The following projects are suitable for students on Computer Science courses undertaking their undergraduate or postgraduate dissertations at the Department of Computer Science, Loughborough University under my supervision.
Deep Feature Selection: Feature selection using Deep Neural Networks has not been well studied, despite its importance which facilitates understanding of data. This project involves the development (or an in-depth empirical comparison) of algorithms for removing irrelevant features from large unimodal and multi-modal datasets.
Deep learning for noisy unbalanced data: It is a challenging task to train deep learning models on unbalanced data which is commonly generated in real-time scenarios. The complexity escalates when training deep learning algorithms on multi-modal data spaces. This project involves: 1) the development (or thorough empirical comparison) of algorithms for classifying unbalanced data obtained from smart environments for tasks such as human activity or gesture recognition; and 2) investigating the performance of the algorithms when classifying various activities.

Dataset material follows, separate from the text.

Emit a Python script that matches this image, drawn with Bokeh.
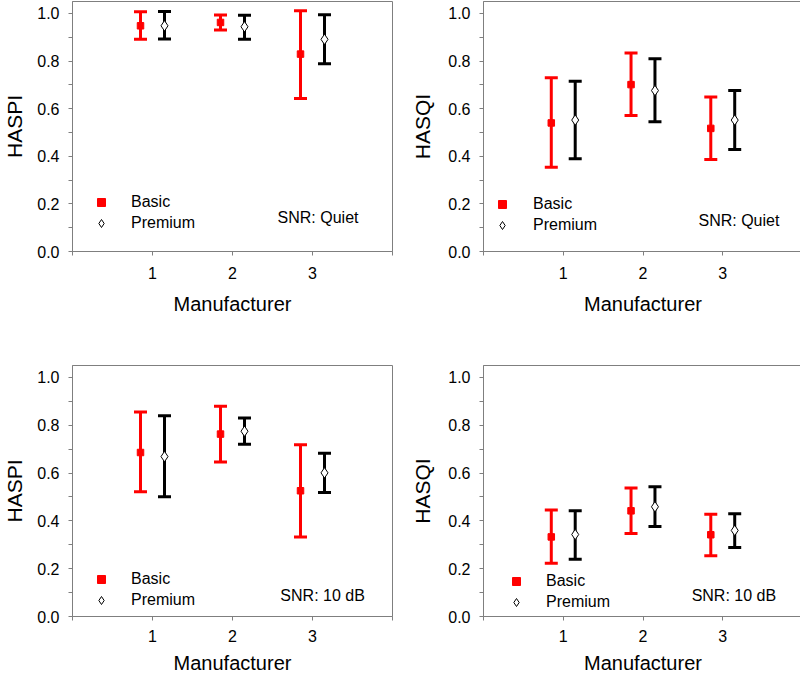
import numpy as np
from bokeh.plotting import figure
from bokeh.layouts import column, row
from bokeh.models import (ColumnDataSource, Whisker, TeeHead, FixedTicker, PrintfTickFormatter,
                          Legend, LegendItem, Label, Range1d)
from bokeh.embed import file_html
from bokeh.resources import INLINE

# ---------------- data ----------------
manufacturers = [1, 2, 3]
y_ticks = [0.0, 0.2, 0.4, 0.6, 0.8, 1.0]
y_minor = [0.1, 0.3, 0.5, 0.7, 0.9]
x_ticks = [0, 1, 2, 3, 4]

# HASPI, quiet
haspi_q_basic_mean = [0.948, 0.962, 0.829]
haspi_q_basic_lo = [0.891, 0.930, 0.643]
haspi_q_basic_hi = [1.007, 0.993, 1.011]
haspi_q_prem_mean = [0.948, 0.944, 0.891]
haspi_q_prem_lo = [0.892, 0.891, 0.789]
haspi_q_prem_hi = [1.008, 0.992, 0.994]

# HASQI, quiet
hasqi_q_basic_mean = [0.540, 0.701, 0.517]
hasqi_q_basic_lo = [0.354, 0.571, 0.386]
hasqi_q_basic_hi = [0.730, 0.834, 0.649]
hasqi_q_prem_mean = [0.552, 0.676, 0.552]
hasqi_q_prem_lo = [0.390, 0.545, 0.428]
hasqi_q_prem_hi = [0.715, 0.810, 0.676]

# HASPI, 10 dB
haspi_10_basic_mean = [0.686, 0.763, 0.526]
haspi_10_basic_lo = [0.522, 0.646, 0.333]
haspi_10_basic_hi = [0.855, 0.880, 0.718]
haspi_10_prem_mean = [0.669, 0.775, 0.601]
haspi_10_prem_lo = [0.501, 0.721, 0.519]
haspi_10_prem_hi = [0.840, 0.830, 0.683]

# HASQI, 10 dB
hasqi_10_basic_mean = [0.333, 0.442, 0.342]
hasqi_10_basic_lo = [0.223, 0.347, 0.254]
hasqi_10_basic_hi = [0.445, 0.538, 0.428]
hasqi_10_prem_mean = [0.343, 0.459, 0.360]
hasqi_10_prem_lo = [0.240, 0.377, 0.289]
hasqi_10_prem_hi = [0.442, 0.543, 0.430]

FONT = "Liberation Sans"
GRAY = "#7f7f7f"
RED = "#ff0000"
Y_END = 1.05


def make_panel(ylabel, snr_text, basic, prem, cfg):
    fw, fh = cfg["fw"], cfg["fh"]
    px_per_y = fh / Y_END
    p = figure(frame_width=fw, frame_height=fh,
               min_border_left=cfg["bl"], min_border_right=cfg["br"],
               min_border_top=cfg["bt"], min_border_bottom=cfg["bb"],
               x_range=Range1d(0, 4), y_range=Range1d(0, Y_END),
               output_backend="svg", toolbar_location=None)
    p.grid.visible = False
    p.outline_line_color = GRAY
    p.outline_line_width = 1
    p.background_fill_color = "white"
    p.border_fill_color = "white"

    xa = p.xaxis[0]
    xa.ticker = FixedTicker(ticks=x_ticks, minor_ticks=[])
    xa.major_label_overrides = {0: "", 4: ""}
    xa.axis_label = "Manufacturer"
    ya = p.yaxis[0]
    ya.ticker = FixedTicker(ticks=y_ticks, minor_ticks=y_minor)
    ya.formatter = PrintfTickFormatter(format="%.1f")
    ya.axis_label = ylabel
    for ax in (xa, ya):
        ax.axis_line_color = GRAY
        ax.major_tick_line_color = GRAY
        ax.minor_tick_line_color = GRAY
        ax.major_tick_in = 0
        ax.major_tick_out = 4
        ax.minor_tick_in = 0
        ax.minor_tick_out = 4
        ax.major_label_text_font = FONT
        ax.major_label_text_font_size = "16px"
        ax.major_label_text_color = "black"
        ax.axis_label_text_font = FONT
        ax.axis_label_text_font_style = "normal"
        ax.axis_label_text_color = "black"
    xa.axis_label_text_font_size = "20px"
    ya.axis_label_text_font_size = "21px"
    xa.major_label_standoff = cfg["xls"]
    xa.axis_label_standoff = cfg["xas"]
    ya.major_label_standoff = 9
    ya.axis_label_standoff = cfg["yas"]

    xs = np.array(manufacturers, dtype=float)
    bx = xs - 0.15
    px = xs + 0.15
    b_mean, b_lo, b_hi = basic
    p_mean, p_lo, p_hi = prem

    for xpos, lo, hi, col in ((bx, b_lo, b_hi, RED), (px, p_lo, p_hi, "black")):
        src = ColumnDataSource(dict(x=xpos, lower=lo, upper=hi))
        w = Whisker(source=src, base="x", lower="lower", upper="upper",
                    line_color=col, line_width=3,
                    upper_head=TeeHead(size=13, line_color=col, line_width=3),
                    lower_head=TeeHead(size=13, line_color=col, line_width=3),
                    level="underlay")
        p.add_layout(w)

    rb = p.scatter(bx, b_mean, marker="square", size=6.5, fill_color=RED, line_color=RED)
    rp = p.scatter(px, p_mean, marker="diamond", size=10.5,
                   fill_color="white", line_color="black", line_width=1)

    legend = Legend(items=[LegendItem(label="Basic", renderers=[rb]),
                           LegendItem(label="Premium", renderers=[rp])],
                    location=(cfg["lx"], cfg["prem_y"] * px_per_y - 10),
                    background_fill_alpha=0, border_line_alpha=0,
                    padding=0, margin=0, spacing=1,
                    glyph_width=20, glyph_height=20, label_height=20,
                    label_standoff=cfg["lst"],
                    label_text_font=FONT, label_text_font_size="16px",
                    label_text_color="black")
    p.add_layout(legend)

    lab = Label(x=cfg["snr_x"], y=cfg["snr_y"], text=snr_text, text_align="right",
                text_baseline="middle", text_font=FONT, text_font_size="16px",
                text_color="black")
    p.add_layout(lab)
    return p


cfg_tl = dict(fw=320, fh=250, bl=69, br=11, bt=1, bb=89, xls=11, xas=11, yas=8,
              lx=19, prem_y=0.119, lst=20, snr_x=3.575, snr_y=0.143)
cfg_tr = dict(fw=319, fh=250, bl=80, br=1, bt=1, bb=89, xls=11, xas=11, yas=11,
              lx=9, prem_y=0.108, lst=21, snr_x=3.71, snr_y=0.13)
cfg_bl = dict(fw=320, fh=251, bl=69, br=11, bt=25, bb=62, xls=9, xas=7, yas=8,
              lx=19, prem_y=0.069, lst=20, snr_x=3.71, snr_y=0.087)
cfg_br = dict(fw=319, fh=251, bl=80, br=1, bt=25, bb=62, xls=9, xas=7, yas=11,
              lx=23, prem_y=0.059, lst=20, snr_x=3.725, snr_y=0.087)

p1 = make_panel("HASPI", "SNR: Quiet",
                (haspi_q_basic_mean, haspi_q_basic_lo, haspi_q_basic_hi),
                (haspi_q_prem_mean, haspi_q_prem_lo, haspi_q_prem_hi), cfg_tl)
p2 = make_panel("HASQI", "SNR: Quiet",
                (hasqi_q_basic_mean, hasqi_q_basic_lo, hasqi_q_basic_hi),
                (hasqi_q_prem_mean, hasqi_q_prem_lo, hasqi_q_prem_hi), cfg_tr)
p3 = make_panel("HASPI", "SNR:  10 dB",
                (haspi_10_basic_mean, haspi_10_basic_lo, haspi_10_basic_hi),
                (haspi_10_prem_mean, haspi_10_prem_lo, haspi_10_prem_hi), cfg_bl)
p4 = make_panel("HASQI", "SNR:  10 dB",
                (hasqi_10_basic_mean, hasqi_10_basic_lo, hasqi_10_basic_hi),
                (hasqi_10_prem_mean, hasqi_10_prem_lo, hasqi_10_prem_hi), cfg_br)

layout = column(row(p1, p2, spacing=0), row(p3, p4, spacing=0), spacing=0)
open("out.html", "w").write(file_html(layout, INLINE))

Continual/Lifelong Deep Learning: Training deep neural networks to learn a very accurate mapping from inputs (such as image data, sensor data, text) to outputs (e.g. labels also known as classes) requires large amounts of labelled data. Even when these models are trained, they have limited ability to generalise to conditions which are different to the ones used for training the model. This topic concerns the development (or thorough empirical comparison) of Continual/Lifelong learning algorithms which can learn continuously and adaptively, to autonomously and incrementally develop complex skills and knowledge. Projects include the development of methods for recognising new behaviours in various environments such as smart environments (e.g. cities, homes, healthcare settings), and continuous object recognition.
Multi-modal information retrieval: This project involves the development of algorithms (embedded in an on-line tool) for indexing and retrieving documents which contain multi-modal data (such as images and text).
Tweet classification: This project involves the development of machine learning methods for automatic clustering of semantically similar tweets. Develop a tool which, given a query and other search criteria, finds relevant tweets and clusters the tweets based on their semantic similarity and topic. For this project, clustering, topic modelling and natural language algorithms will be implemented.
Cross-lingual information retrieval: This project involves the development (or an in-depth empirical comparison) of deep learning methods for retrieving information written in a language which is different from the language of the user’s query. For example, retrieving content written in English given a query which has been written in another language, such as Greek or French.
Source-code similarity detection using unsupervised machine learning: This project involves the development of machine learning models for analysing and clustering files of large source-code repositories. An example project would be developing a tool which can: 1) index source-code fragments and files found in large source-code repositories; and 2) cluster similar source-code fragments using deep learning methods.
Cross-language source code retrieval: This project involves the development (or an in-depth empirical comparison) of methods for clustering, searching and retrieving source-code files and fragments which have been written in different programming languages. Given a user query which contains code written in Java, can the system retrieve similar source-code fragments written in C#?